Till recently the loudest impact on Nong Khiaw were the river boats with their engines. Fortunately, there is not much traffic on the river. The local boatsmen are keen, though, to offer tourists boat tours, particularly up to Muang Ngoi.
What one can do here is walking, walking, walking, and here and there a bit climbing or crossing a river. Tam Phatok Cave east of the river is worth to be visited. Of course, there is a ticket booth. In Laos you don't visit anything without being cashed extra.
A few kilometers riverupwards are two tribal villages. They have no electricity and no road access. Water is taken from the Nam Ou river. The houses are in the old, traditional style with reedgrass roofs and plaited bamboo walls. Image by Asienreisender, 2006
There is a jungle path following the left bank of the Nam Ou for several kilometers upwards. There are two tribal villages one can easily visit without a guide.

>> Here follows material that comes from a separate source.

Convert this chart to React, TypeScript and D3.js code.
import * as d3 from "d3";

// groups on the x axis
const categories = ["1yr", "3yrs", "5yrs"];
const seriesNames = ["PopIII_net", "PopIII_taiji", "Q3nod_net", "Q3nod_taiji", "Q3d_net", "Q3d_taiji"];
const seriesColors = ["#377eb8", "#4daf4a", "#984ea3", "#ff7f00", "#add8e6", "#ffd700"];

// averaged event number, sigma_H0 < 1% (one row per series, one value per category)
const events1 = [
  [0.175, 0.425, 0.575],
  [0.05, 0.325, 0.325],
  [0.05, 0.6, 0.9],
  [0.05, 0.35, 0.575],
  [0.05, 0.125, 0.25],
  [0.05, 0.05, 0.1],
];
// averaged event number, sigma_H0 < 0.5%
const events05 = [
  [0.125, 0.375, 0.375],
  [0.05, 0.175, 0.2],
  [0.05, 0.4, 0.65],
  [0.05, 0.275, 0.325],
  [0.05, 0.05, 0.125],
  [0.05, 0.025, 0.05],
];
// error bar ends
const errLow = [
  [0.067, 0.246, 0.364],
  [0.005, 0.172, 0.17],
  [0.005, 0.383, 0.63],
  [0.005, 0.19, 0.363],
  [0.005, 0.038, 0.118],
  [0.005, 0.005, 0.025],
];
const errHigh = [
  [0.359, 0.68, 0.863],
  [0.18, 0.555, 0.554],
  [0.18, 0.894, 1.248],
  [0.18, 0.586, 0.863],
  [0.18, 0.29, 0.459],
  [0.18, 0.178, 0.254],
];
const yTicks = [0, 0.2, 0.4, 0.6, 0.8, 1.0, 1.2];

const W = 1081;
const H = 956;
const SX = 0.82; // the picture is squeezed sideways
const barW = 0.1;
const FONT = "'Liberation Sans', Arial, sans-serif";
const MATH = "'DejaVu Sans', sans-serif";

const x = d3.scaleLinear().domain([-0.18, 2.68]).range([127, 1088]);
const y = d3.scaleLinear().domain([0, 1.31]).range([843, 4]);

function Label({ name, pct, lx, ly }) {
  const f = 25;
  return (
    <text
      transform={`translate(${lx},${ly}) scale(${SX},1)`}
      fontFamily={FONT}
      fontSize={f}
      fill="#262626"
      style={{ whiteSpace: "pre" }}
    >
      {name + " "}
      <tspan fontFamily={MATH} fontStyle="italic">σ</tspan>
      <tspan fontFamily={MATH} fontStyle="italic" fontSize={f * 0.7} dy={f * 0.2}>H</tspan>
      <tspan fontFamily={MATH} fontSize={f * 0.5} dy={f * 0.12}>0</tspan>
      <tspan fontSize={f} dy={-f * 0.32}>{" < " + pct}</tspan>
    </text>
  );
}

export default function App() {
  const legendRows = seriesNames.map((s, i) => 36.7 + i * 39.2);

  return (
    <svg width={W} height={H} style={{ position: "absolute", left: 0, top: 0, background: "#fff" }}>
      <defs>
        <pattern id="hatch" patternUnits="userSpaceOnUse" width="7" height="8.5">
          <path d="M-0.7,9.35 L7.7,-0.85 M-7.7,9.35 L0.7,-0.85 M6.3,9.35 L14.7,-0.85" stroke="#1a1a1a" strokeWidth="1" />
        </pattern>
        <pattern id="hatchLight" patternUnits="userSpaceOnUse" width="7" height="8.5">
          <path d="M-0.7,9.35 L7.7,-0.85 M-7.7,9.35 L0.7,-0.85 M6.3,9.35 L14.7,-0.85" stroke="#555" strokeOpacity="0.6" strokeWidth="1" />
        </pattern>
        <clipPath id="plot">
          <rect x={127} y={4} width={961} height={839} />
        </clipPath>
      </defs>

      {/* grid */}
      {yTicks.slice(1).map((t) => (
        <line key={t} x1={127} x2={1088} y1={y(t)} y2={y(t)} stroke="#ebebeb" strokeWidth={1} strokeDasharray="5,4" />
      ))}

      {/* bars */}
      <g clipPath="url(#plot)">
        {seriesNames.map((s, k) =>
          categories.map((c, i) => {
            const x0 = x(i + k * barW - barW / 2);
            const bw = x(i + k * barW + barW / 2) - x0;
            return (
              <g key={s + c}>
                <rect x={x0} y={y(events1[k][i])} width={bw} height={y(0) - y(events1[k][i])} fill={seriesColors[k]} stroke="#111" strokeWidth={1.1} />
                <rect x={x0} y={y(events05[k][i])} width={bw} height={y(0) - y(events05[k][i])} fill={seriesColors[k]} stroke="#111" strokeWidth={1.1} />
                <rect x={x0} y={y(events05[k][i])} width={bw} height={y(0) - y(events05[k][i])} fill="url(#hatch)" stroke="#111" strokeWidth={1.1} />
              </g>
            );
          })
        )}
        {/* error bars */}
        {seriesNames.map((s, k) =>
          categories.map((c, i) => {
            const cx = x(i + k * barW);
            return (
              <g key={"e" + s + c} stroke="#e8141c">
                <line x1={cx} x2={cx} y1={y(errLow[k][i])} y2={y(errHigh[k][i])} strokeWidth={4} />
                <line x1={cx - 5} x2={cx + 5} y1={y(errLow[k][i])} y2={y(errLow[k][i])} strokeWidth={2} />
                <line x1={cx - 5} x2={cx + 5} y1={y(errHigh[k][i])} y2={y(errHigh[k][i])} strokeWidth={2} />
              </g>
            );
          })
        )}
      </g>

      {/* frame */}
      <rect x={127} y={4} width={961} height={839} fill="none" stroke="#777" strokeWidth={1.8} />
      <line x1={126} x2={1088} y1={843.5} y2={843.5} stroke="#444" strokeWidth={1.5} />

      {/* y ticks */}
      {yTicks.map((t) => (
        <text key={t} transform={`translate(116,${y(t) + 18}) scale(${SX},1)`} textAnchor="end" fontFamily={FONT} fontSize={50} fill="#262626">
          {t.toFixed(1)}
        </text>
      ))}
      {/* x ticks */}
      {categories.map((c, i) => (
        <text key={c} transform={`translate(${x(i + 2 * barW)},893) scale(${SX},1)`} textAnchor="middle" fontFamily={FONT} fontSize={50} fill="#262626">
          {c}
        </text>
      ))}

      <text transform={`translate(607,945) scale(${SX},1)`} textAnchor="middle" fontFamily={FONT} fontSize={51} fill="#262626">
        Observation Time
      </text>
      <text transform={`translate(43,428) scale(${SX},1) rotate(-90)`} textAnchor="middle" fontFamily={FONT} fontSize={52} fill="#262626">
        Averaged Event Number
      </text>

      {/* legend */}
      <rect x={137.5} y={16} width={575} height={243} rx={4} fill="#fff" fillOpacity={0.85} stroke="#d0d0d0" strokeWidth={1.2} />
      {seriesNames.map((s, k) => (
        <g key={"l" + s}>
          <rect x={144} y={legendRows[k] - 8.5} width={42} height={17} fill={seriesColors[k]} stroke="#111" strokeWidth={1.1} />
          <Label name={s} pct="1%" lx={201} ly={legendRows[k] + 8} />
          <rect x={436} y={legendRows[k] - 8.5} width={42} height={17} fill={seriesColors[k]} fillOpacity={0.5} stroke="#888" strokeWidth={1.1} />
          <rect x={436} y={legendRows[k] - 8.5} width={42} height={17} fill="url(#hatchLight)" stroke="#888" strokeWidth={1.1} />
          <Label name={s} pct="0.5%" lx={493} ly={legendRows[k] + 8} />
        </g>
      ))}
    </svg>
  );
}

One can also further continue and discover more of the fantastic landscape and it's villages.
There are many more hiking activities possible, just depending on the will and the fantasy of oneself. With the booming tourism more and more tour operators (mostly from outside the place) come to offer day tours or longer tours with overnights in villages. That's often labelled as 'ecotourism' - sounds good and trendy when ordinary tourism is washed green. Personally I consider such organized tours as a sheer punishment - one is crammed with other tourists in too small vehicles and dammed to spent a whole day with them, mostly passively consuming the offer. The tour guides usually don't know much of what they are doing, they explain little and often the wrong things and it's futile to ask them questions. There are generally very, very few good guides who really know the places they go.
Last but not least Nong Khiaw is an excellent place to spend time in the hammock in front of almost any bungalow and just to enjoy the mountains and the river.

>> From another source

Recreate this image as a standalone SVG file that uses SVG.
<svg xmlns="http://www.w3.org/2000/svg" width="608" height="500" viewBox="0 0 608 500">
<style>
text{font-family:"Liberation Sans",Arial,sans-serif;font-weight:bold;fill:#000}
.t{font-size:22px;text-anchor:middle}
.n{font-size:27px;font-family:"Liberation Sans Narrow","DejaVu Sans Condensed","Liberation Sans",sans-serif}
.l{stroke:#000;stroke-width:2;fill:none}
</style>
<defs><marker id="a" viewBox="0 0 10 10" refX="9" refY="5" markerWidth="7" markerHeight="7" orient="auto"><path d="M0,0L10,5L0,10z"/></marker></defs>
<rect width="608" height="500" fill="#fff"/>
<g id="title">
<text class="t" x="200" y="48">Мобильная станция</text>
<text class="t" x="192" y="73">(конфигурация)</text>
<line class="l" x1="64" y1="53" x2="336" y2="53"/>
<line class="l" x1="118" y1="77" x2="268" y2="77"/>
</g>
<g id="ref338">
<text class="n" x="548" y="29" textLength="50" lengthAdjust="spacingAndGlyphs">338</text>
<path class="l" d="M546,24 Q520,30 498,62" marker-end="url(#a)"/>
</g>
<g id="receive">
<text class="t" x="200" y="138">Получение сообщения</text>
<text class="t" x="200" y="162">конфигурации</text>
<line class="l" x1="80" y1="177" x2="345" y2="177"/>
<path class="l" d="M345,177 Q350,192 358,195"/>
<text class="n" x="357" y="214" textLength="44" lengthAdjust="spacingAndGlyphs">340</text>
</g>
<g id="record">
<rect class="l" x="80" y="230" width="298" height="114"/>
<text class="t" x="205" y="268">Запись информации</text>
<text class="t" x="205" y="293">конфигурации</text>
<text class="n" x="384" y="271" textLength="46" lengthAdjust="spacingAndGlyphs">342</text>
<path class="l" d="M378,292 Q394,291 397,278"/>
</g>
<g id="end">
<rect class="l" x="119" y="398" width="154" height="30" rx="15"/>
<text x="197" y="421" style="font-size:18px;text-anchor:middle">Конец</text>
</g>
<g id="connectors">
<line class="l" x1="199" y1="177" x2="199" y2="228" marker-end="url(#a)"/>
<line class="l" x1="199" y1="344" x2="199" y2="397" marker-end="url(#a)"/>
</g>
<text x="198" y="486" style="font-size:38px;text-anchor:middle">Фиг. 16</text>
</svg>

Meanwhile, according to the fast touristic development, news say that there are already several places with internet (speed just a tiny little bit faster than no internet at all), and even a new bank branch with an ATM.
A tribal woman is weaving a colourful cloth. Presumably it's a Hmong village. Here, exceptionally, the house is built in concrete bricks. More and more houses are built in this style, for it's more solid and sustainable. Besides, there is a concrete factory in Nong Khiaw where the bricks are produced out of the limestone mountain rocks. Image by Asienreisender, 2006
The locals are obviously not very welcoming to foreigners, but for business. Behind the occasional smile there is a trench between villagers and visitors. If possible the locals will take advantage of the strangers and overpricing is common. Most clearly that is when it comes to transport prices, but also accommodation. In the restaurants there are usually fixed prices written in the menu. One has always to check the bill though; mistakes to the disadvantage of the guest happen not seldom. The poverty of the people here is not only a sufficient explanation for that phenomenon - it's mere greed behind. I wouldn't wonder if the locals occasionally boast with how much money they pulled out of the tourists if they are among themselves.
The Laotians generally are kind of careful with western foreigners. That's no surprise, after long experiences with French conquest, occupation and the French and particularly American Indochina Wars, the locals learned not to trust Westerners. 'Long nose no good'. But money good. Very good. However, there are not only western tourists coming here, but more and more Asians as well.